Every line of the listing must be reproduced as it stands. Leave the images behind.

------ Information provided ------

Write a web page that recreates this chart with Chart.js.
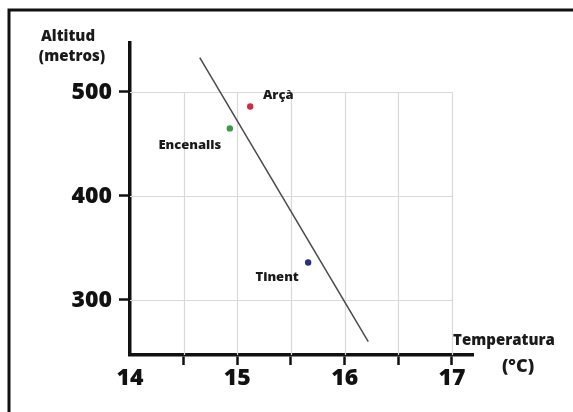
<!DOCTYPE html>
<html>
<head>
<meta charset="utf-8">
<script src="https://cdn.jsdelivr.net/npm/chart.js@4/dist/chart.umd.min.js"></script>
<style>
  html, body { margin: 0; padding: 0; background: #fff; }
  #wrap { width: 573px; height: 412px; position: relative; }
</style>
</head>
<body>
<div id="wrap"><canvas id="chart" width="573" height="412"></canvas></div>
<script>
// Stations (temperature in C, altitude in m)
var stationNames = ["Arçà", "Encenalls", "Tinent"];
var stationTemp = [15.12, 14.93, 15.66];
var stationAlt = [486, 465, 336];
var stationColors = ["#d22a3c", "#3c9a4a", "#2b2f82"];

// trend line end points
var trendTemp = [14.65, 16.22];
var trendAlt = [533, 260];

// ticks
var xTicks = [14, 14.5, 15, 15.5, 16, 16.5, 17];
var xLabels = [14, 15, 16, 17];
var yTicks = [300, 400, 500];

var FONT = "'Open Sans', Lato, sans-serif";

// label offsets in px from each point (style only)
var labelOffsets = [[28, -11], [-40, 17], [-31, 15]];

var points = stationTemp.map(function (t, i) { return { x: t, y: stationAlt[i] }; });
var trend = trendTemp.map(function (t, i) { return { x: t, y: trendAlt[i] }; });

// draws frame, partial grid and the text bits
var decorPlugin = {
    id: 'decor',
    beforeDraw: function (chart) {
        var ctx = chart.ctx;
        ctx.save();
        ctx.fillStyle = '#fff';
        ctx.fillRect(0, 0, chart.width, chart.height);
        ctx.strokeStyle = '#111';
        ctx.lineWidth = 3;
        ctx.beginPath();
        ctx.moveTo(9, chart.height);
        ctx.lineTo(9, 10);
        ctx.lineTo(chart.width, 10);
        ctx.stroke();
        ctx.restore();
    },
    beforeDatasetsDraw: function (chart) {
        var ctx = chart.ctx, x = chart.scales.x, y = chart.scales.y;
        var xMin = x.getPixelForValue(xTicks[0]), xMax = x.getPixelForValue(xTicks[xTicks.length - 1]);
        var yTop = y.getPixelForValue(yTicks[yTicks.length - 1]), yBot = chart.chartArea.bottom;
        ctx.save();
        ctx.strokeStyle = '#d9d9d9';
        ctx.lineWidth = 1.2;
        ctx.beginPath();
        xTicks.slice(1).forEach(function (v) {
            var px = Math.round(x.getPixelForValue(v)) + 0.5;
            ctx.moveTo(px, yTop);
            ctx.lineTo(px, yBot);
        });
        yTicks.forEach(function (v) {
            var py = Math.round(y.getPixelForValue(v)) + 0.5;
            ctx.moveTo(xMin, py);
            ctx.lineTo(xMax, py);
        });
        ctx.stroke();
        ctx.restore();
    },
    afterDraw: function (chart) {
        var ctx = chart.ctx, x = chart.scales.x, y = chart.scales.y, area = chart.chartArea;
        ctx.save();
        ctx.fillStyle = '#1a1a1a';
        ctx.textAlign = 'center';
        ctx.textBaseline = 'middle';
        ctx.font = '800 13px ' + FONT;
        stationNames.forEach(function (name, i) {
            var px = x.getPixelForValue(stationTemp[i]) + labelOffsets[i][0];
            var py = y.getPixelForValue(stationAlt[i]) + labelOffsets[i][1];
            ctx.fillText(name, px, py);
        });
        ctx.font = '800 15px ' + FONT;
        ctx.fillText('Altitud', area.left - 62, area.top - 6);
        ctx.fillText('(metros)', area.left - 58, area.top + 14);
        ctx.fillText('Temperatura', area.right + 31, area.bottom - 14);
        ctx.font = '800 18px ' + FONT;
        ctx.fillText('(°C)', area.right + 45, area.bottom + 12);
        ctx.restore();
    }
};

new Chart(document.getElementById('chart'), {
    type: 'scatter',
    data: {
        datasets: [
            {
                label: 'trend',
                type: 'line',
                data: trend,
                borderColor: '#4a4a4a',
                borderWidth: 1.5,
                pointRadius: 0,
                fill: false
            },
            {
                label: 'stations',
                data: points,
                backgroundColor: stationColors,
                borderColor: stationColors,
                pointRadius: 3.2,
                pointBorderWidth: 0
            }
        ]
    },
    options: {
        responsive: false,
        animation: false,
        layout: { padding: { left: 0, top: 43, right: 100, bottom: 0 } },
        plugins: { legend: { display: false }, tooltip: { enabled: false } },
        scales: {
            x: {
                type: 'linear',
                min: 14,
                max: 17.196,
                afterBuildTicks: function (s) { s.ticks = xTicks.map(function (v) { return { value: v }; }); },
                afterFit: function (s) { s.height = 57; },
                ticks: {
                    autoSkip: false,
                    maxRotation: 0,
                    padding: 0,
                    color: '#111',
                    font: { family: FONT, size: 23, weight: '800' },
                    callback: function (v) { return xLabels.indexOf(v) >= 0 ? String(v) : ''; }
                },
                grid: {
                    drawOnChartArea: false,
                    tickLength: 10,
                    tickWidth: 2.5,
                    tickColor: function (c) { return c.tick && c.tick.value === 14 ? 'rgba(0,0,0,0)' : '#111'; }
                },
                border: { color: '#111', width: 3.5 }
            },
            y: {
                type: 'linear',
                min: 247.1,
                max: 547.1,
                afterBuildTicks: function (s) { s.ticks = yTicks.map(function (v) { return { value: v }; }); },
                afterFit: function (s) { s.width = 130; },
                ticks: {
                    autoSkip: false,
                    padding: 7,
                    color: '#111',
                    font: { family: FONT, size: 23, weight: '800' }
                },
                grid: {
                    drawOnChartArea: false,
                    tickLength: 11,
                    tickWidth: 2.5,
                    tickColor: '#111'
                },
                border: { color: '#111', width: 3.5 }
            }
        }
    },
    plugins: [decorPlugin]
});
</script>
</body>
</html>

------

Correct result:
Write a web page that recreates this chart with Chart.js.
<!DOCTYPE html>
<html>
<head>
<meta charset="utf-8">
<script src="https://cdn.jsdelivr.net/npm/chart.js@4/dist/chart.umd.min.js"></script>
<style>
  html, body { margin: 0; padding: 0; background: #fff; }
  #wrap { width: 573px; height: 412px; position: relative; }
</style>
</head>
<body>
<div id="wrap"><canvas id="chart" width="573" height="412"></canvas></div>
<script>
// Stations (temperature in C, altitude in m)
var stationNames = ["Arçà", "Encenalls", "Tinent"];
var stationTemp = [15.12, 14.93, 15.66];
var stationAlt = [486, 465, 336];
var stationColors = ["#d22a3c", "#3c9a4a", "#2b2f82"];

// trend line end points
var trendTemp = [14.65, 16.22];
var trendAlt = [533, 260];

// ticks
var xTicks = [14, 14.5, 15, 15.5, 16, 16.5, 17];
var xLabels = [14, 15, 16, 17];
var yTicks = [300, 400, 500];

var FONT = "'Open Sans', Lato, sans-serif";

// label offsets in px from each point (style only)
var labelOffsets = [[28, -11], [-40, 17], [-31, 15]];

var points = stationTemp.map(function (t, i) { return { x: t, y: stationAlt[i] }; });
var trend = trendTemp.map(function (t, i) { return { x: t, y: trendAlt[i] }; });

// draws frame, partial grid and the text bits
var decorPlugin = {
    id: 'decor',
    beforeDraw: function (chart) {
        var ctx = chart.ctx;
        ctx.save();
        ctx.fillStyle = '#fff';
        ctx.fillRect(0, 0, chart.width, chart.height);
        ctx.strokeStyle = '#111';
        ctx.lineWidth = 3;
        ctx.beginPath();
        ctx.moveTo(9, chart.height);
        ctx.lineTo(9, 10);
        ctx.lineTo(chart.width, 10);
        ctx.stroke();
        ctx.restore();
    },
    beforeDatasetsDraw: function (chart) {
        var ctx = chart.ctx, x = chart.scales.x, y = chart.scales.y;
        var xMin = x.getPixelForValue(xTicks[0]), xMax = x.getPixelForValue(xTicks[xTicks.length - 1]);
        var yTop = y.getPixelForValue(yTicks[yTicks.length - 1]), yBot = chart.chartArea.bottom;
        ctx.save();
        ctx.strokeStyle = '#d9d9d9';
        ctx.lineWidth = 1.2;
        ctx.beginPath();
        xTicks.slice(1).forEach(function (v) {
            var px = Math.round(x.getPixelForValue(v)) + 0.5;
            ctx.moveTo(px, yTop);
            ctx.lineTo(px, yBot);
        });
        yTicks.forEach(function (v) {
            var py = Math.round(y.getPixelForValue(v)) + 0.5;
            ctx.moveTo(xMin, py);
            ctx.lineTo(xMax, py);
        });
        ctx.stroke();
        ctx.restore();
    },
    afterDraw: function (chart) {
        var ctx = chart.ctx, x = chart.scales.x, y = chart.scales.y, area = chart.chartArea;
        ctx.save();
        ctx.fillStyle = '#1a1a1a';
        ctx.textAlign = 'center';
        ctx.textBaseline = 'middle';
        ctx.font = '800 13px ' + FONT;
        stationNames.forEach(function (name, i) {
            var px = x.getPixelForValue(stationTemp[i]) + labelOffsets[i][0];
            var py = y.getPixelForValue(stationAlt[i]) + labelOffsets[i][1];
            ctx.fillText(name, px, py);
        });
        ctx.font = '800 15px ' + FONT;
        ctx.fillText('Altitud', area.left - 62, area.top - 6);
        ctx.fillText('(metros)', area.left - 58, area.top + 14);
        ctx.fillText('Temperatura', area.right + 31, area.bottom - 14);
        ctx.font = '800 18px ' + FONT;
        ctx.fillText('(°C)', area.right + 45, area.bottom + 12);
        ctx.restore();
    }
};

new Chart(document.getElementById('chart'), {
    type: 'scatter',
    data: {
        datasets: [
            {
                label: 'trend',
                type: 'line',
                data: trend,
                borderColor: '#4a4a4a',
                borderWidth: 1.5,
                pointRadius: 0,
                fill: false
            },
            {
                label: 'stations',
                data: points,
                backgroundColor: stationColors,
                borderColor: stationColors,
                pointRadius: 3.2,
                pointBorderWidth: 0
            }
        ]
    },
    options: {
        responsive: false,
        animation: false,
        layout: { padding: { left: 0, top: 43, right: 100, bottom: 0 } },
        plugins: { legend: { display: false }, tooltip: { enabled: false } },
        scales: {
            x: {
                type: 'linear',
                min: 14,
                max: 17.196,
                afterBuildTicks: function (s) { s.ticks = xTicks.map(function (v) { return { value: v }; }); },
                afterFit: function (s) { s.height = 57; },
                ticks: {
                    autoSkip: false,
                    maxRotation: 0,
                    padding: 0,
                    color: '#111',
                    font: { family: FONT, size: 23, weight: '800' },
                    callback: function (v) { return xLabels.indexOf(v) >= 0 ? String(v) : ''; }
                },
                grid: {
                    drawOnChartArea: false,
                    tickLength: 10,
                    tickWidth: 2.5,
                    tickColor: function (c) { return c.tick && c.tick.value === 14 ? 'rgba(0,0,0,0)' : '#111'; }
                },
                border: { color: '#111', width: 3.5 }
            },
            y: {
                type: 'linear',
                min: 247.1,
                max: 547.1,
                afterBuildTicks: function (s) { s.ticks = yTicks.map(function (v) { return { value: v }; }); },
                afterFit: function (s) { s.width = 130; },
                ticks: {
                    autoSkip: false,
                    padding: 7,
                    color: '#111',
                    font: { family: FONT, size: 23, weight: '800' }
                },
                grid: {
                    drawOnChartArea: false,
                    tickLength: 11,
                    tickWidth: 2.5,
                    tickColor: '#111'
                },
                border: { color: '#111', width: 3.5 }
            }
        }
    },
    plugins: [decorPlugin]
});
</script>
</body>
</html>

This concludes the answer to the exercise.